Mais ce n’est pas tout : Peu de temps après cet évènement, l’Évangile nous dit que Jésus a emmené Pierre et deux autres disciples à l’écart, sur une haute montagne. Et là, « il fut transfiguré devant eux : son visage resplendit comme le soleil, et ses vêtements devinrent blancs comme la lumière. (...) Une nuée lumineuse les prit sous son ombre, et voici qu’une voix disait de la nuée : "Celui-ci est mon Fils bien-aimé, qui a toute ma faveur, écoutez-le." » Mt 17, 1-9. Cet évènement nous montre combien la foi chrétienne se distingue radicalement du "bla-bla" théologique. Le christianisme n’est pas une doctrine parmi tant d’autres : c’est avant tout l’expérience d’une rencontre personnelle avec Dieu.
Le psalmiste avait prophétisé que la pierre rejetée par les bâtisseurs, allait devenir la pierre de faîte (Ps 118, 22). Le Christ reprendra ouvertement cette mystérieuse prophétie à son compte, en réponse aux critiques des pharisiens (Mt 21, 42) : la pierre de faîte, c’est Lui, le Fils de Dieu, qui sera rejeté par les grands prêtres et les docteurs de la loi... pour devenir ensuite la clef de voûte de la nouvelle Eglise. Car c’est précisément pour avoir reconnu être le Fils de Dieu, qu’il sera condamné à mort (Mt 26, 63-64). Notez bien que Jésus n’a pas imposé sa divinité lors de son procès, quand bien même il aurait eu le droit de le faire. Mis en demeure d’affirmer sa filiation divine, il répond simplement, pour rendre témoignage à la vérité : « Je le suis. » (Lc 22, 70).

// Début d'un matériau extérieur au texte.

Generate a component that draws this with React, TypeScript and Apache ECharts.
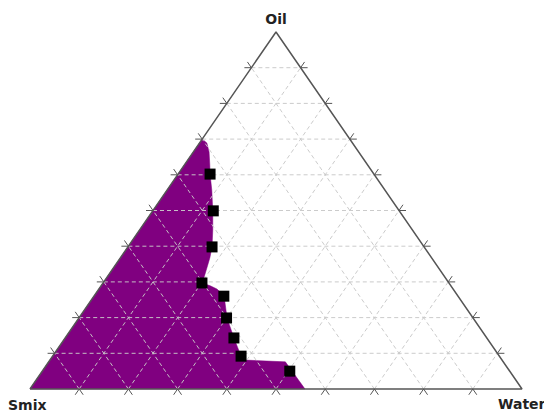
import React, { useEffect, useRef } from "react";
import * as echarts from "echarts";

// Ternary compositions in percent (Oil, Water); Smix = 100 - Oil - Water
const regionOil = [0, 70, 68.9, 66.4, 62.7, 60.2, 55.7, 49.9, 44.5, 39.8, 36.7, 33.9, 31.4, 29.7, 28.9, 28.0, 26.1, 19.9, 14.3, 9.2, 8.1, 7.6, 0];
const regionWater = [0, 0, 1.5, 3.2, 5.2, 6.5, 9.1, 12.2, 14.9, 17.1, 18.2, 19.0, 19.7, 20.1, 22.2, 24.0, 26.4, 30.1, 34.3, 38.3, 39.8, 48.1, 55.9];

const pointOil = [60.2, 49.9, 39.8, 29.7, 26.0, 19.9, 14.3, 9.2, 5.0];
const pointWater = [6.5, 12.3, 17.1, 20.1, 26.4, 30.0, 34.3, 38.3, 50.3];

const gridFractions = [10, 20, 30, 40, 50, 60, 70, 80, 90];
const vertexNames = ["Oil", "Smix", "Water"];

const toXY = (oil: number, water: number) => [water + oil / 2, oil];

export default function App() {
  const ref = useRef<HTMLDivElement>(null);

  useEffect(() => {
    if (!ref.current) return;
    const chart = echarts.init(ref.current, null, { renderer: "svg" });

    const gridColor = "rgba(200,200,200,0.95)";
    const labelFont = "bold 14px 'DejaVu Sans', Verdana, sans-serif";

    const option: any = {
      animation: false,
      backgroundColor: "#ffffff",
      grid: { left: 30, right: 22, top: 32, bottom: 23, containLabel: false },
      xAxis: { type: "value", min: 0, max: 100, show: false },
      yAxis: { type: "value", min: 0, max: 100, show: false },
      graphic: [
        {
          type: "text",
          x: 276,
          y: 19,
          style: { text: vertexNames[0], textAlign: "center", textVerticalAlign: "middle", font: labelFont, fill: "#222" },
        },
        {
          type: "text",
          x: 8,
          y: 405,
          style: { text: vertexNames[1], textAlign: "left", textVerticalAlign: "middle", font: labelFont, fill: "#222" },
        },
        {
          type: "text",
          x: 498,
          y: 404,
          style: { text: vertexNames[2], textAlign: "left", textVerticalAlign: "middle", font: labelFont, fill: "#222" },
        },
      ],
      series: [
        {
          type: "custom",
          z: 1,
          clip: false,
          silent: true,
          data: [0],
          renderItem: (_p: any, api: any) => {
            const pts = regionOil.map((o, i) => api.coord(toXY(o, regionWater[i])));
            return {
              type: "polygon",
              shape: { points: pts },
              style: { fill: "#800080", stroke: "#800080", lineWidth: 0.5 },
            };
          },
        },
        {
          type: "custom",
          z: 2,
          clip: false,
          silent: true,
          data: gridFractions,
          renderItem: (params: any, api: any) => {
            const c = gridFractions[params.dataIndex];
            const segs = [
              [toXY(c, 0), toXY(c, 100 - c)],
              [toXY(0, c), toXY(100 - c, c)],
              [toXY(0, 100 - c), toXY(100 - c, 0)],
            ];
            return {
              type: "group",
              children: segs.map((s) => {
                const a = api.coord(s[0]);
                const b = api.coord(s[1]);
                return {
                  type: "line",
                  shape: { x1: a[0], y1: a[1], x2: b[0], y2: b[1] },
                  style: { stroke: gridColor, lineWidth: 1, lineDash: [4, 3] },
                };
              }),
            };
          },
        },
        {
          type: "custom",
          z: 3,
          clip: false,
          silent: true,
          data: gridFractions,
          renderItem: (params: any, api: any) => {
            const c = gridFractions[params.dataIndex];
            const L = 7;
            const sets = [
              [[0, c], [100 - c, c], [c, 0]],
              [[c, 0], [c, 100 - c], [0, c]],
              [[c, 100 - c], [c, 0], [0, 100 - c]],
            ];
            const children: any[] = [];
            sets.forEach((set) => {
              const p = api.coord(toXY(set[0][0], set[0][1]));
              for (let k = 1; k < 3; k++) {
                const q = api.coord(toXY(set[k][0], set[k][1]));
                const dx = q[0] - p[0];
                const dy = q[1] - p[1];
                const len = Math.sqrt(dx * dx + dy * dy) || 1;
                children.push({
                  type: "line",
                  shape: { x1: p[0], y1: p[1], x2: p[0] - (dx / len) * L, y2: p[1] - (dy / len) * L },
                  style: { stroke: "#555", lineWidth: 1 },
                });
              }
            });
            return { type: "group", children };
          },
        },
        {
          type: "line",
          z: 4,
          clip: false,
          silent: true,
          symbol: "none",
          data: [toXY(0, 0), toXY(0, 100), toXY(100, 0), toXY(0, 0)],
          lineStyle: { color: "#555", width: 1.5 },
        },
        {
          type: "scatter",
          z: 5,
          silent: true,
          symbol: "rect",
          symbolSize: 11,
          data: pointOil.map((o, i) => toXY(o, pointWater[i])),
          itemStyle: { color: "#000", opacity: 1 },
        },
      ],
    };

    chart.setOption(option);
    return () => chart.dispose();
  }, []);

  return <div ref={ref} style={{ position: "fixed", left: 0, top: 0, width: 544, height: 412 }} />;
}
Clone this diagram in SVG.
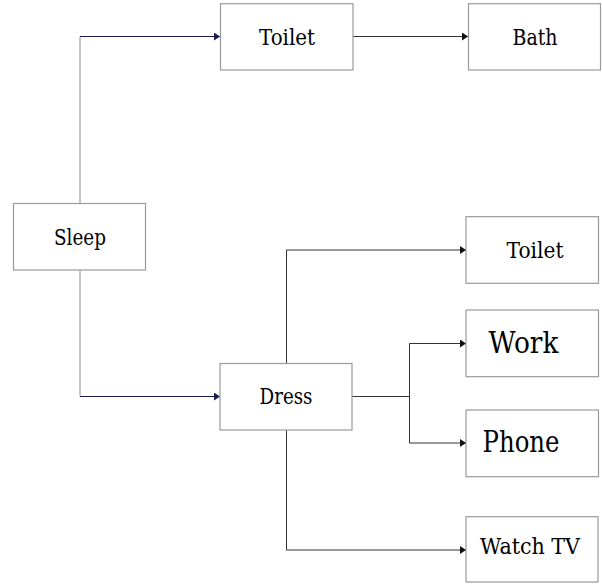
<svg xmlns="http://www.w3.org/2000/svg" width="602" height="586" viewBox="0 0 602 586">
<defs>
<style>
.box{fill:#fff;stroke:#9a9a9a;stroke-width:1.2}
text{font-family:'DejaVu Serif','Liberation Serif','Times New Roman',serif;font-size:22px;fill:#000;text-anchor:middle}
.big{font-size:30px}
.c{fill:none;stroke:#333;stroke-width:1}
.n{fill:none;stroke:#1c1c50;stroke-width:1}
.nv{fill:none;stroke:#8a8aa8;stroke-width:1}
</style>
<marker id="ak" markerWidth="6" markerHeight="8" refX="6" refY="4" orient="auto" markerUnits="userSpaceOnUse"><path d="M0,0 L6,4 L0,8 Z" fill="#111"/></marker>
<marker id="an" markerWidth="6" markerHeight="8" refX="6" refY="4" orient="auto" markerUnits="userSpaceOnUse"><path d="M0,0 L6,4 L0,8 Z" fill="#1c1c50"/></marker>
</defs>
<rect width="602" height="586" fill="#fff"/>
<g id="connectors">
<path class="nv" d="M80,203 V36.5"/>
<path class="n" d="M80,36.5 H220" marker-end="url(#an)"/>
<path class="nv" d="M80,270 V396.5"/>
<path class="n" d="M80,396.5 H220" marker-end="url(#an)"/>
<path class="c" d="M353,36.5 H468" marker-end="url(#ak)"/>
<path class="c" d="M286.5,363 V250 H466" marker-end="url(#ak)"/>
<path class="c" d="M352,396.5 H409.5"/>
<path class="c" d="M409.5,343.5 V443"/>
<path class="c" d="M409.5,343.5 H466" marker-end="url(#ak)"/>
<path class="c" d="M409.5,443 H466" marker-end="url(#ak)"/>
<path class="c" d="M286.5,430 V550 H466" marker-end="url(#ak)"/>
</g>
<g id="sleep"><rect class="box" x="13.5" y="203.5" width="132" height="66.5"/><text x="80" y="244.5" textLength="52" lengthAdjust="spacingAndGlyphs">Sleep</text></g>
<g id="toilet1"><rect class="box" x="220.5" y="3.7" width="132.5" height="66.3"/><text x="287" y="44.5" textLength="56" lengthAdjust="spacingAndGlyphs">Toilet</text></g>
<g id="bath"><rect class="box" x="468.5" y="3.7" width="132" height="66.3"/><text x="535" y="44.5" textLength="45" lengthAdjust="spacingAndGlyphs">Bath</text></g>
<g id="dress"><rect class="box" x="220" y="363.5" width="132" height="66.5"/><text x="286" y="404" textLength="53" lengthAdjust="spacingAndGlyphs">Dress</text></g>
<g id="toilet2"><rect class="box" x="466" y="216.7" width="132.5" height="66.6"/><text x="535" y="258" textLength="57" lengthAdjust="spacingAndGlyphs">Toilet</text></g>
<g id="work"><rect class="box" x="466" y="310" width="132.5" height="66.7"/><text class="big" x="523.5" y="352.5" textLength="70" lengthAdjust="spacingAndGlyphs">Work</text></g>
<g id="phone"><rect class="box" x="466" y="410" width="132.5" height="66.7"/><text class="big" x="521" y="452" textLength="77" lengthAdjust="spacingAndGlyphs">Phone</text></g>
<g id="watchtv"><rect class="box" x="466" y="516.7" width="132" height="65.3"/><text x="530" y="553.5" textLength="100" lengthAdjust="spacingAndGlyphs">Watch TV</text></g>
</svg>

Reconnaître que Jésus est le Fils de Dieu devient dès lors la pierre d’achoppement qui divise l’humanité : « Qui croit en lui n’est pas jugé ; qui ne croit pas est déjà jugé, parce qu’il n’a pas cru au Nom du Fils unique de Dieu. » (Jn 3, 18) Les disciples étaient tombés à genou, après avoir contemplé la gloire du Fils de Dieu sur le Mont Tabor. Les grands prêtres feront tomber le Christ à leurs genoux avant de le conduire au Mont Golgotha pour crucifier celui qu’ils avaient jugé indigne d’être le Fils de Dieu. C’est ainsi que la lumière confond ceux qui sont dans les ténèbres.